Instructions to follow | Reproduce each line of the material exactly, minus any picture.
☆ ☆ ☆ ☆ ☆
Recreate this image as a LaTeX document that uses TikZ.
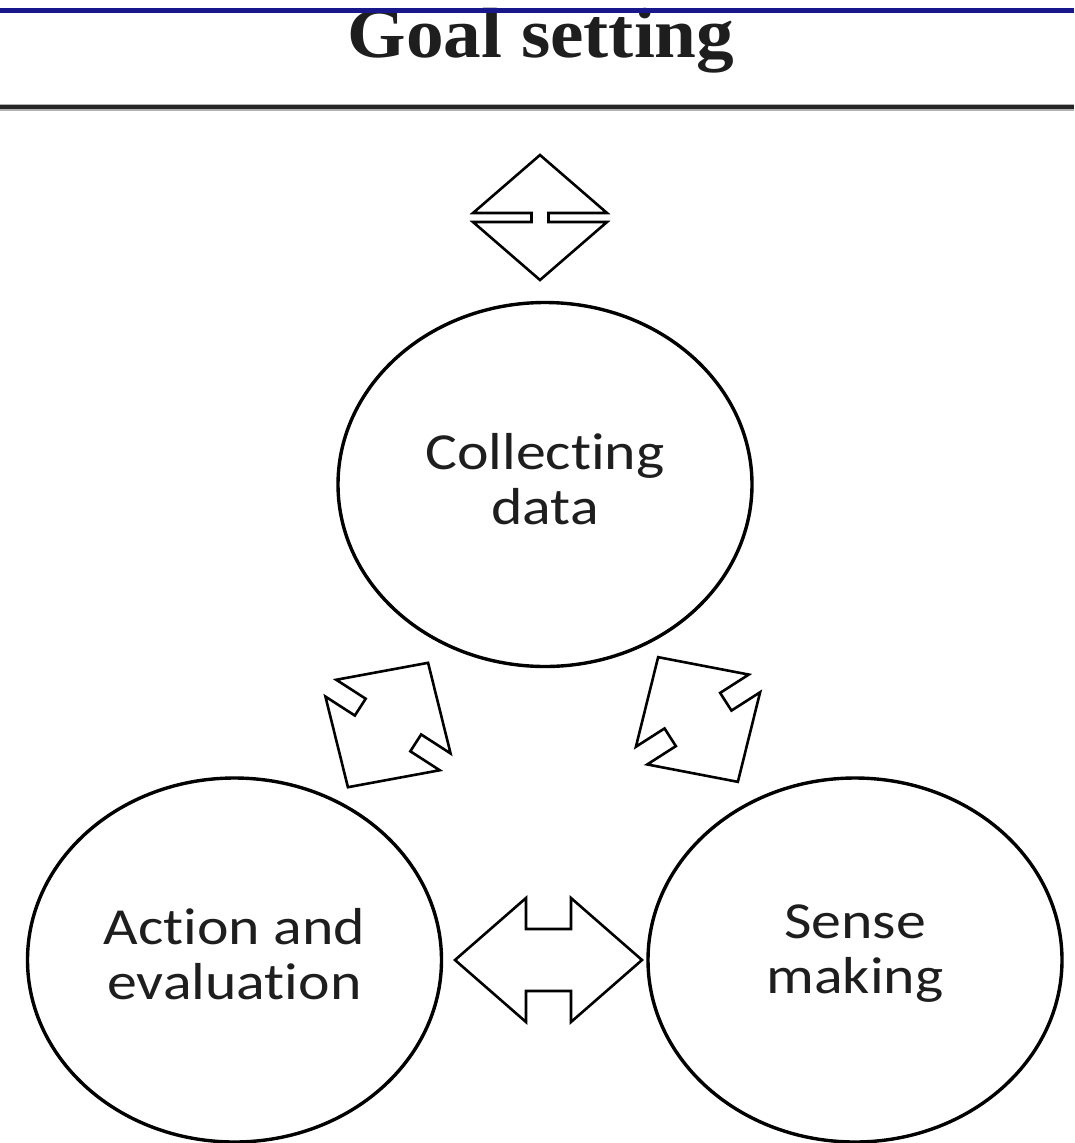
\documentclass[tikz,border=0pt]{standalone}
\usepackage{fontspec}
\usepackage{graphicx}
\setmainfont{Liberation Serif}
\newfontfamily\bodyfont[Ligatures={NoCommon}]{Carlito}
\usetikzlibrary{shapes.geometric}
\definecolor{navyline}{RGB}{24,24,140}
\definecolor{inkgray}{RGB}{30,30,30}
\newcommand\widetext[1]{\scalebox{1.15}[1]{#1}}
\tikzset{
  phase/.style={ellipse, draw=black, line width=3.4pt, minimum width=414pt, minimum height=364pt,
    inner sep=0pt},
  phasetext/.style={font=\bodyfont\fontsize{52}{55}\selectfont, text=inkgray, align=center, inner sep=0pt},
  blockarrow/.style={draw=black, line width=2.6pt, line join=miter, fill=white},
  rulebar/.style={line width=4.5pt},
}
% #1 centre, #2 angle, #3 half length, #4 half shaft length, #5 head half width, #6 shaft half width
\newcommand\DblArrow[6]{%
  \draw[blockarrow, shift={#1}, rotate=#2]
    (-#3,0) -- (-#4,#5) -- (-#4,#6) -- (#4,#6) -- (#4,#5) -- (#3,0)
    -- (#4,-#5) -- (#4,-#6) -- (-#4,-#6) -- (-#4,-#5) -- cycle;}
\begin{document}
\begin{tikzpicture}[x=1pt, y=-1pt]
  \useasboundingbox (0,0) rectangle (1074,1143);
  \fill[white] (0,0) rectangle (1074,1143);
  % header
  \node[font=\fontsize{71}{71}\selectfont\bfseries, anchor=base, text=inkgray, inner sep=0pt]
    (title) at (541,57) {\scalebox{1.06}[1]{Goal setting}};
  \draw[rulebar, navyline] (0,10.5) -- (1074,10.5);
  \draw[line width=7pt, black!30] (0,107) -- (1074,107);
  \draw[line width=4pt, black!85] (0,107) -- (1074,107);
  % goal-setting double arrow
  \DblArrow{(540,217.5)}{90}{62.5}{4.5}{67}{8.5}
  % phases
  \node[phase] (collect) at (545,484.5) {};
  \node[phase] (action) at (234.5,960) {};
  \node[phase] (sense) at (855,960) {};
  \node[phasetext] (collecttext) at ([yshift=5pt]collect.center) {\widetext{Collecting}\\\widetext{data}};
  \node[phasetext] (actiontext) at ([yshift=6pt]action.center) {\widetext{Action and}\\\widetext{evaluation}};
  \node[phasetext] (sensetext) at ([yshift=6pt]sense.center) {\widetext{Sense}\\\widetext{making}};
  % block arrows between phases
  \DblArrow{(388,725)}{57.2}{74}{10}{68}{33}
  \DblArrow{(698,719.5)}{-57.4}{74}{10.5}{67}{33}
  \DblArrow{(548.5,960)}{0}{93.5}{22.5}{62}{31}
\end{tikzpicture}
\end{document}
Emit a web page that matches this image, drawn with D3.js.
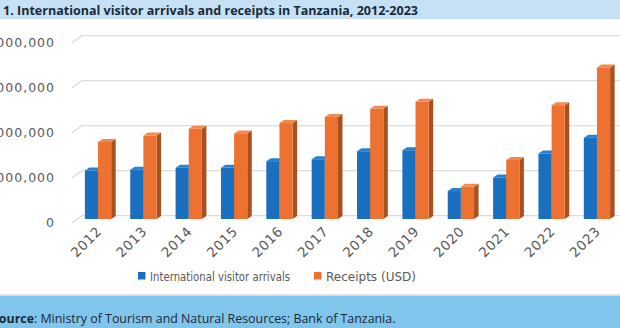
☆ ☆ ☆ ☆ ☆
Right answer |
Recreate this image as a LaTeX document that uses TikZ.
\documentclass[tikz,border=0pt]{standalone}
\usepackage{fontspec}
\usepackage{graphicx}
\setmainfont{Liberation Serif}
\newfontfamily\bodyfont[Ligatures={NoCommon}]{Carlito}
\usetikzlibrary{shapes.geometric}
\definecolor{navyline}{RGB}{24,24,140}
\definecolor{inkgray}{RGB}{30,30,30}
\newcommand\widetext[1]{\scalebox{1.15}[1]{#1}}
\tikzset{
  phase/.style={ellipse, draw=black, line width=3.4pt, minimum width=414pt, minimum height=364pt,
    inner sep=0pt},
  phasetext/.style={font=\bodyfont\fontsize{52}{55}\selectfont, text=inkgray, align=center, inner sep=0pt},
  blockarrow/.style={draw=black, line width=2.6pt, line join=miter, fill=white},
  rulebar/.style={line width=4.5pt},
}
% #1 centre, #2 angle, #3 half length, #4 half shaft length, #5 head half width, #6 shaft half width
\newcommand\DblArrow[6]{%
  \draw[blockarrow, shift={#1}, rotate=#2]
    (-#3,0) -- (-#4,#5) -- (-#4,#6) -- (#4,#6) -- (#4,#5) -- (#3,0)
    -- (#4,-#5) -- (#4,-#6) -- (-#4,-#6) -- (-#4,-#5) -- cycle;}
\begin{document}
\begin{tikzpicture}[x=1pt, y=-1pt]
  \useasboundingbox (0,0) rectangle (1074,1143);
  \fill[white] (0,0) rectangle (1074,1143);
  % header
  \node[font=\fontsize{71}{71}\selectfont\bfseries, anchor=base, text=inkgray, inner sep=0pt]
    (title) at (541,57) {\scalebox{1.06}[1]{Goal setting}};
  \draw[rulebar, navyline] (0,10.5) -- (1074,10.5);
  \draw[line width=7pt, black!30] (0,107) -- (1074,107);
  \draw[line width=4pt, black!85] (0,107) -- (1074,107);
  % goal-setting double arrow
  \DblArrow{(540,217.5)}{90}{62.5}{4.5}{67}{8.5}
  % phases
  \node[phase] (collect) at (545,484.5) {};
  \node[phase] (action) at (234.5,960) {};
  \node[phase] (sense) at (855,960) {};
  \node[phasetext] (collecttext) at ([yshift=5pt]collect.center) {\widetext{Collecting}\\\widetext{data}};
  \node[phasetext] (actiontext) at ([yshift=6pt]action.center) {\widetext{Action and}\\\widetext{evaluation}};
  \node[phasetext] (sensetext) at ([yshift=6pt]sense.center) {\widetext{Sense}\\\widetext{making}};
  % block arrows between phases
  \DblArrow{(388,725)}{57.2}{74}{10}{68}{33}
  \DblArrow{(698,719.5)}{-57.4}{74}{10.5}{67}{33}
  \DblArrow{(548.5,960)}{0}{93.5}{22.5}{62}{31}
\end{tikzpicture}
\end{document}
Emit a web page that matches this image, drawn with D3.js.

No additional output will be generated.